Are the networks to blame? Let’s follow the money on that one. If a network has 2000 merchant clients and 1500 of them are being abused by affiliates poaching their domain name, who is making the real money here? Yep, the networks are making huge amounts of money from this activity.

Is auto-approve to blame? In a word….YES! If an affiliate can join an affiliate program with nobody performing any vetting at all of that affiliate and their operation, auto-approve only fuels the fire. It has been my contention for some time that auto-approve is to blame for much of the abuse in the affiliate marketing industry today.

In conclusion, there is no simple answer to this problem. Merchants need to be educated. Networks need to take at least some steps to alert new merchants of the potential of abuse. Granted, if a merchant is brand new, has no traffic and an Alexa rating of 4,387,987 then their domain name will likely not be a big payday for a trademark poacher. But merchants who already have an existing base of customers and traffic need to be educated and I say that it is the network’s responsibility to do that. They are the one who profits from every single sale. They are the one who have the fiduciary duty to both the merchant and the affiliates.

By the way, kudos to the Avantlink network for recognizing this problem and addressing it in their generic affiliate terms. If the others would follow suit, the affiliate marketing industry would be a healthier place to do business for everyone.

 
 
 

2 Responses to “How Long Will the Exodus Continue?”

  1. Leo p Says:

    Point well taken. I have seen several companies have no idea how online marketing works. Ask an easy question and you somehow feel you are speaking to a stonewall - and judging from the responses, you almost conclude that the question you asked - wasn’t even understood correctly.

    For these companies, it is better to have their affiliates do the whole slew - including bidding on trademarked names and registering related domains - only because this is the only way their affiliate program is ever going to get off the ground - what are your thoughts on this ?

  2. Scott Says:

    You asked:

    “For these companies, it is better to have their affiliates do the whole slew - including bidding on trademarked names and registering related domains - only because this is the only way their affiliate program is ever going to get off the ground - what are your thoughts on this?”

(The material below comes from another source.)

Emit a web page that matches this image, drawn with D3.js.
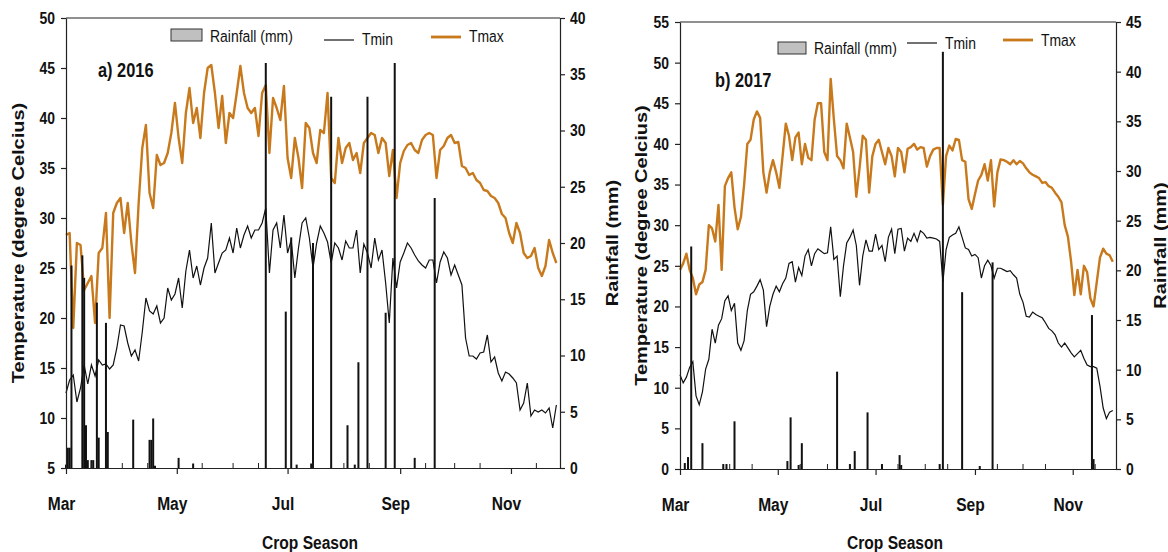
<!DOCTYPE html>
<html>
<head>
<meta charset="utf-8">
<script src="https://cdn.jsdelivr.net/npm/d3@7"></script>
<style>
  body { margin: 0; background: #fff; }
  svg text { font-family: "Liberation Sans", Arial, sans-serif; fill: #111; }
  .tick text { font-size: 17px; font-weight: bold; }
  .axis path, .axis line { stroke: #222; stroke-width: 1.2; }
  .title { font-size: 20px; font-weight: bold; }
  .legend { font-size: 17px; }
</style>
</head>
<body>
<svg id="chart" width="1168" height="552"></svg>
<script>
// daily weather, one reading every 2 days from 1 March
var dayStep = 2;

var tmax2016 = [28.3, 28.5, 19, 27.5, 27.3, 22.8, 23.5, 24.2, 19.5, 26.5,
  27, 30.5, 20, 30.5, 31.5, 32, 28.5, 31.5, 27.5, 24.5,
  31.5, 37, 39.3, 32.5, 31, 36.3, 35.3, 35.5, 36.5, 38.5,
  41.5, 38, 35.5, 40.5, 43, 39.5, 41, 38, 42.5, 45,
  45.3, 42.5, 39, 42.2, 37.5, 40.5, 40, 42.5, 45.2, 42.5,
  41, 40.5, 41, 38.2, 42.5, 43.3, 36.5, 42, 41, 39.8,
  43.2, 36, 34, 38, 36, 33, 39.5, 39, 36.5, 35.5,
  38.8, 38.5, 42.5, 34, 33.5, 38, 35.5, 37, 37.5, 35.8,
  36.5, 34.5, 37.5, 38, 38.5, 38.3, 36.5, 38, 37.5, 34.2,
  36.8, 32, 35.5, 36.7, 37.3, 37.5, 36.8, 36.5, 37.8, 38.3,
  38.5, 38.3, 34, 36.8, 37.2, 38, 38.3, 37.5, 37.6, 35.2,
  35, 34.3, 34.5, 33.8, 33.5, 32.8, 32.7, 32.2, 32, 31.5,
  30.4, 30, 28.5, 27.5, 29.5, 28.5, 26.5, 26, 26.2, 27,
  25, 24.2, 25.2, 27.8, 26.5, 25.5];

var tmin2016 = [12.5, 13.8, 14.3, 11.6, 13, 15.3, 13.4, 15.3, 14.2, 15.8,
  15.3, 15.4, 14.9, 15.3, 17, 19.3, 19.2, 17.5, 16.2, 16.8,
  15.7, 18.6, 22, 20.7, 20.4, 21.2, 19.5, 20, 23, 21.8,
  22.4, 24, 21, 24.7, 26.8, 24, 25.2, 23.3, 25, 26,
  29.5, 24.5, 25.5, 26.5, 26.8, 28, 26.5, 29, 27, 28.3,
  29.2, 28, 28.8, 28.8, 29.5, 31, 24.5, 28.8, 29.5, 27,
  30.3, 26.5, 27.8, 24, 27, 29.5, 30, 28, 25, 27.5,
  29.2, 28.5, 27.6, 25.5, 27.5, 27, 25.8, 27.7, 27, 27,
  28.8, 24.5, 27.4, 26.5, 25, 28, 25.8, 26.8, 23.5, 19.5,
  26, 23, 25.6, 26.5, 27.5, 27, 26.3, 25.7, 25.3, 25,
  25.8, 25.8, 23.5, 25.6, 26.6, 26, 24.3, 25.3, 24.3, 23.3,
  18, 16.2, 16.2, 15.9, 16.5, 16.6, 18.3, 15.6, 16.1, 14.5,
  13.7, 14.6, 14.4, 14, 13.5, 10.8, 11.5, 13.5, 10.2, 10.8,
  10.6, 10.8, 10.5, 11, 9, 11.3];

// rainy days only (day after 1 March, mm)
var rainDays2016 = [0, 1, 2, 3, 9, 10, 11, 12, 14, 15, 17, 18, 22, 23, 37, 46, 47, 48, 49, 62,
  70, 110, 121, 124, 127, 135, 136, 146, 155, 159, 161, 166, 176, 181, 192, 203];
var rain2016 = [0.3, 1.8, 1.8, 18, 18.9, 16.9, 3.8, 0.7, 0.7, 0.7, 14.7, 2.7, 12.9, 3.2, 4.3, 2.5, 2.5, 4.4, 0.2, 0.9,
  0.4, 36, 13.9, 20.5, 0.3, 0.4, 20, 33, 3.8, 0.3, 9.4, 33, 13.8, 36, 0.9, 24];

var tmax2017 = [24.5, 25.3, 26.5, 24.5, 23.5, 21.5, 22.7, 23, 24.5, 30,
  29.6, 28, 32.5, 24.5, 34.8, 35.8, 36.5, 32.2, 29.5, 31,
  35, 40, 40.5, 43, 44, 43.2, 36.5, 34, 36.5, 38,
  36.5, 34.6, 38.5, 42.5, 41, 38, 40.8, 41.4, 37.5, 40,
  38.3, 38, 43, 45, 45, 39, 38, 48, 43, 38.5,
  38, 37, 42.5, 40.8, 39, 33.5, 37, 41, 40.5, 34,
  38.5, 40, 40.5, 39, 37.5, 39.5, 38.5, 36, 39.5, 39,
  36.5, 39.4, 39.6, 40, 39.3, 39.6, 39.5, 37.2, 38.5, 39.3,
  39.5, 39.5, 32.5, 38.5, 39.8, 39.2, 40.6, 40.5, 38, 37.8,
  33.2, 32, 33.8, 35.5, 36.2, 37.5, 35.5, 38, 32.3, 36.5,
  38.1, 38, 37.8, 37.5, 38, 37.5, 37.9, 37.6, 37, 36.5,
  36.2, 36, 35.8, 35.2, 35.3, 34.8, 34.6, 34, 33.5, 32.8,
  30, 28.6, 25.5, 21.4, 24.5, 21.5, 25, 24.2, 21, 20,
  23, 26, 27.1, 26.5, 26.3, 25.5];

var tmin2017 = [11.6, 10.6, 11.3, 12.5, 13.2, 9, 7.9, 9.5, 12.3, 13.5,
  17.2, 15.5, 17.7, 18.5, 20.7, 21.3, 19.5, 20.4, 15.5, 14.6,
  15.8, 19.5, 21.5, 21.8, 22.5, 23.3, 22, 17.5, 20, 21.5,
  22.5, 21.8, 22.8, 23.5, 25.3, 25.5, 23, 24.8, 23.8, 26.2,
  27, 25, 26.5, 27.1, 26.8, 26.5, 26.6, 29.8, 25.8, 26.2,
  21.2, 25, 27.8, 28.5, 29.4, 27.5, 22.6, 26.2, 28.2, 26.8,
  26.8, 28.9, 27, 27.5, 25.5, 28.5, 29.5, 26.5, 29.5, 29.6,
  26.8, 28.4, 28, 29, 28, 29.3, 29, 28.4, 28.5, 28.4,
  28.3, 28, 23, 27, 28.5, 28.8, 29, 29.8, 28.5, 27.2,
  27, 26.2, 26.4, 26, 23.5, 25, 25.7, 25, 23.5, 24.7,
  24.7, 24.5, 24.3, 24.4, 23.9, 23.5, 21.5, 20.5, 18.8, 18.7,
  19.3, 19, 18.8, 18.6, 18, 17.3, 17, 16.5, 15.5, 15,
  15.5, 14.9, 14.3, 13.8, 14.2, 14.6, 13.6, 12.8, 12.6, 12.6,
  12.4, 10.2, 7.5, 6.2, 7, 7.2];

var rainDays2017 = [3, 5, 7, 14, 27, 29, 34, 67, 69, 74, 76, 98, 106, 109, 117, 126, 137, 138, 162, 164,
  176, 187, 195, 257, 258];
var rain2017 = [0.6, 1.2, 22.4, 2.6, 0.5, 0.5, 4.8, 0.8, 5.2, 0.4, 2.6, 9.8, 0.5, 1.8, 5.7, 0.5, 1.4, 0.4, 0.5, 42,
  17.8, 0.3, 20.8, 15.5, 1];

var tempTicks2016 = d3.range(5, 51, 5);
var rainTicks2016 = d3.range(0, 41, 5);
var tempTicks2017 = d3.range(0, 56, 5);
var rainTicks2017 = d3.range(0, 46, 5);

var seasonDays = 272;
var tmaxColor = "#c8791c";
var sq = 0.82;   // the original figure is squeezed sideways, text too

var svg = d3.select("#chart");

drawPanel({
  start: new Date(2016, 2, 1), tmax: tmax2016, tmin: tmin2016,
  rainDays: rainDays2016, rain: rain2016,
  tempTicks: tempTicks2016, rainTicks: rainTicks2016,
  left: 66, right: 560, top: 18, bottom: 468,
  label: "a) 2016", labelX: 98, labelY: 77,
  legend: { boxX: 171, boxY: 29, boxW: 31, textY: 42, tminX: 324, tminY: 40, tminTextY: 45, tmaxX: 431, tmaxY: 37, tmaxTextY: 42 },
  titleLX: 18, titleRX: 612
});

drawPanel({
  start: new Date(2017, 2, 1), tmax: tmax2017, tmin: tmin2017,
  rainDays: rainDays2017, rain: rain2017,
  tempTicks: tempTicks2017, rainTicks: rainTicks2017,
  left: 680, right: 1116, top: 22, bottom: 469,
  label: "b) 2017", labelX: 715, labelY: 87,
  legend: { boxX: 778, boxY: 42, boxW: 28, textY: 54, tminX: 907, tminY: 43, tminTextY: 49, tmaxX: 1003, tmaxY: 40, tmaxTextY: 46 },
  titleLX: 641, titleRX: 1160
});

// squeezed text at (x, y)
function sqText(g, x, y, txt) {
  return g.append("text")
    .attr("transform", `translate(${x}, ${y}) scale(${sq}, 1)`)
    .text(txt);
}

function drawPanel(p) {
  var g = svg.append("g");

  var x = d3.scaleTime()
    .domain([p.start, d3.timeDay.offset(p.start, seasonDays)])
    .range([p.left, p.right]);
  var yT = d3.scaleLinear()
    .domain(d3.extent(p.tempTicks))
    .range([p.bottom, p.top]);
  var yR = d3.scaleLinear()
    .domain(d3.extent(p.rainTicks))
    .range([p.bottom, p.top]);

  var dateOf = i => d3.timeDay.offset(p.start, i * dayStep);

  // box top
  g.append("line")
    .attr("x1", p.left).attr("x2", p.right)
    .attr("y1", p.top).attr("y2", p.top)
    .attr("stroke", "#222").attr("stroke-width", 1.2);

  // lines
  var line = d3.line()
    .x((d, i) => x(dateOf(i)))
    .y(d => yT(d));

  g.append("path").datum(p.tmin)
    .attr("d", line)
    .attr("fill", "none")
    .attr("stroke", "#111")
    .attr("stroke-width", 1.2);

  g.append("path").datum(p.tmax)
    .attr("d", line)
    .attr("fill", "none")
    .attr("stroke", tmaxColor)
    .attr("stroke-width", 2.4)
    .attr("stroke-linejoin", "round");

  // rainfall bars
  g.selectAll(".bar")
    .data(p.rain)
    .enter()
    .append("rect")
    .attr("class", "bar")
    .attr("x", (d, i) => x(d3.timeDay.offset(p.start, p.rainDays[i])) - 1)
    .attr("width", 2)
    .attr("y", d => yR(d))
    .attr("height", d => yR(0) - yR(d))
    .attr("fill", "#111");

  // axes
  var xAxis = d3.axisBottom(x)
    .ticks(d3.timeMonth.every(2))
    .tickFormat(d3.timeFormat("%b"))
    .tickSize(6)
    .tickSizeOuter(0);
  var xg = g.append("g")
    .attr("class", "axis")
    .attr("transform", `translate(0, ${p.bottom})`)
    .call(xAxis);
  xg.selectAll(".tick text")
    .attr("transform", `scale(${sq}, 1)`)
    .attr("y", 29)
    .attr("x", -5 / sq)
    .style("font-size", "19px");

  // half-month minor ticks, pointing in
  var minor = d3.timeDay.range(p.start, d3.timeDay.offset(p.start, seasonDays))
    .filter(d => d.getDate() == 15 || (d.getDate() == 1 && d.getMonth() % 2 == 1));
  g.selectAll(".minor")
    .data(minor)
    .enter()
    .append("line")
    .attr("x1", d => x(d)).attr("x2", d => x(d))
    .attr("y1", p.bottom).attr("y2", p.bottom - 5)
    .attr("stroke", "#222");

  g.append("g")
    .attr("class", "axis")
    .attr("transform", `translate(${p.left}, 0)`)
    .call(d3.axisLeft(yT).tickValues(p.tempTicks).tickSize(5).tickSizeOuter(0))
    .selectAll(".tick text")
    .attr("transform", `scale(${sq}, 1)`)
    .attr("x", -11 / sq);

  g.append("g")
    .attr("class", "axis")
    .attr("transform", `translate(${p.right}, 0)`)
    .call(d3.axisRight(yR).tickValues(p.rainTicks).tickSize(5).tickSizeOuter(0))
    .selectAll(".tick text")
    .attr("transform", `scale(${sq}, 1)`)
    .attr("x", 10 / sq);

  // titles
  var midY = (p.top + p.bottom) / 2;
  g.append("text")
    .attr("class", "title")
    .attr("transform", `translate(${p.titleLX}, ${midY}) scale(${sq}, 1) rotate(-90)`)
    .attr("dy", "0.36em")
    .attr("text-anchor", "middle")
    .text("Temperature (degree Celcius)");
  g.append("text")
    .attr("class", "title")
    .attr("transform", `translate(${p.titleRX}, ${midY}) scale(${sq}, 1) rotate(-90)`)
    .attr("dy", "0.36em")
    .attr("text-anchor", "middle")
    .text("Rainfall (mm)");

  sqText(g, (p.left + p.right) / 2 - 3, 549, "Crop Season")
    .attr("text-anchor", "middle")
    .style("font-size", "19px")
    .style("font-weight", "bold");

  sqText(g, p.labelX, p.labelY, p.label)
    .style("font-size", "20px")
    .style("font-weight", "bold");

  // legend
  var L = p.legend;
  g.append("rect")
    .attr("x", L.boxX).attr("y", L.boxY)
    .attr("width", L.boxW).attr("height", 12)
    .attr("fill", "#c0c0c0").attr("stroke", "#333");
  sqText(g, L.boxX + L.boxW + 8, L.textY, "Rainfall (mm)").attr("class", "legend");
  g.append("line")
    .attr("x1", L.tminX).attr("x2", L.tminX + 30)
    .attr("y1", L.tminY).attr("y2", L.tminY)
    .attr("stroke", "#111").attr("stroke-width", 1.2);
  sqText(g, L.tminX + 38, L.tminTextY, "Tmin").attr("class", "legend");
  g.append("line")
    .attr("x1", L.tmaxX).attr("x2", L.tmaxX + 30)
    .attr("y1", L.tmaxY).attr("y2", L.tmaxY)
    .attr("stroke", tmaxColor).attr("stroke-width", 2.8);
  sqText(g, L.tmaxX + 38, L.tmaxTextY, "Tmax").attr("class", "legend");
}
</script>
</body>
</html>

    My thoughts on that are that the merchant is foolish to allow affiliates to do these things. First off, you can’t build a store next to K-Mart and call is K-Nart. Registering sound-alike domains, mis-spelings etc. is not doing any favors for the merchant.

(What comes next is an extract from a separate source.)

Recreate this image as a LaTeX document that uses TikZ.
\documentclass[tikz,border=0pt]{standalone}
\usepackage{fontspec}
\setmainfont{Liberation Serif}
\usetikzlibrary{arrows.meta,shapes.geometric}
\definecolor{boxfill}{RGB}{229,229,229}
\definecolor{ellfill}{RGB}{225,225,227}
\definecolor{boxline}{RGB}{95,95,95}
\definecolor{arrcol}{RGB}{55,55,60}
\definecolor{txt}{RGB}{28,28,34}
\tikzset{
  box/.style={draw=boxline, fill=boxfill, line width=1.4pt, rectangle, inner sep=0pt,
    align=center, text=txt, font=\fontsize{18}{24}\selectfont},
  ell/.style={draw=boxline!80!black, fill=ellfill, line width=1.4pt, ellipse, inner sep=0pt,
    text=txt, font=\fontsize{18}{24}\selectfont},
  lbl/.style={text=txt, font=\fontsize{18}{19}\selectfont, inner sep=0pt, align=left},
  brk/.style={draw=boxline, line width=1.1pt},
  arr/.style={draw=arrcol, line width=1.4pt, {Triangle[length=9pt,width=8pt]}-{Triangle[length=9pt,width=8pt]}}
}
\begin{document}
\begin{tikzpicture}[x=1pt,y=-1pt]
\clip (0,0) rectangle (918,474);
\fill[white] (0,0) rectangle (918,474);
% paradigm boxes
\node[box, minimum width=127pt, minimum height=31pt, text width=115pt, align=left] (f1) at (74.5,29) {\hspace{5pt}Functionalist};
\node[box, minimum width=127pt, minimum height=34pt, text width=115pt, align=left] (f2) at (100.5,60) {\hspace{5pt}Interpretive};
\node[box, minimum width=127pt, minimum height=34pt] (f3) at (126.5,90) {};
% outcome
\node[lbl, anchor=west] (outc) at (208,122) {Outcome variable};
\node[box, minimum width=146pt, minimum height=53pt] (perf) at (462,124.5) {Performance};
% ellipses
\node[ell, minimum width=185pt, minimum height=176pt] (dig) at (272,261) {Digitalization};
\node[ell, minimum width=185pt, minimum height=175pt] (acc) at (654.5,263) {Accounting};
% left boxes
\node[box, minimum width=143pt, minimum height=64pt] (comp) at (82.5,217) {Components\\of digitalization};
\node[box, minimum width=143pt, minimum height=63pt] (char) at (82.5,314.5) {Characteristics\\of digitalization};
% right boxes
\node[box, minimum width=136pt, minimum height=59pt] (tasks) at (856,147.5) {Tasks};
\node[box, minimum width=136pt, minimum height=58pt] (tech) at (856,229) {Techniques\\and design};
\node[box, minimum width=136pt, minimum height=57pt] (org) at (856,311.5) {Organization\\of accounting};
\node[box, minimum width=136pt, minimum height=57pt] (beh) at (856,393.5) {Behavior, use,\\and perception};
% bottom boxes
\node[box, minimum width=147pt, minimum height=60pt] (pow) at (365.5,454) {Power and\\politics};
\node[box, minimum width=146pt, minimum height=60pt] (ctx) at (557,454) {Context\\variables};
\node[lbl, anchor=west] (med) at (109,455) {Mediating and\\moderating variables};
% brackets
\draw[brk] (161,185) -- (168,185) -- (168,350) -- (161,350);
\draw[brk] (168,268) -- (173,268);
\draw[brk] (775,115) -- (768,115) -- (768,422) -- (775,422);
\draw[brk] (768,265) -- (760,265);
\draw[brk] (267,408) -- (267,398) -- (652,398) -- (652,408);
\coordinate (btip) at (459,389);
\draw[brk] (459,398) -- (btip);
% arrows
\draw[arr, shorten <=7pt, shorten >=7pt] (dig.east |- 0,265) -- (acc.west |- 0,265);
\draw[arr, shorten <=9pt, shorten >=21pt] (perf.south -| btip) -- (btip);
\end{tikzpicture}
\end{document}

    As for the merchant allowing affiliate to cover their trademarks, setting up an Adwords campaign covering your domain name, trademarks and general variations takes 5 minutes. When a merchant allows an affiliate to bid on their domain name and use the merchant’s URL as the display URL, they are simply paying an affiliate for a customer who was looking for them by name to start with. In my consulting endeavors, I have not met any merchants who have a recognizable brand who disagreed with this. For a company who just launched a web site, has no traffic, no customer base and is starting from scratch, the trademark bidding issue is pretty much moot because nobody is searching for that merchant by name.

    Allowing an affiliate to bid on your domain name and/or trademarks and send that traffic to their own site is another issue all together. I can see benefits to that and I can also see the positions some merchant’s take in not allowing this.

    At the end of the day, affiliates camping out on merchant’s domain names and trademarks in order to snag an easy commission adds no value and is the reason that so many quality merchants are exiting the space regularly.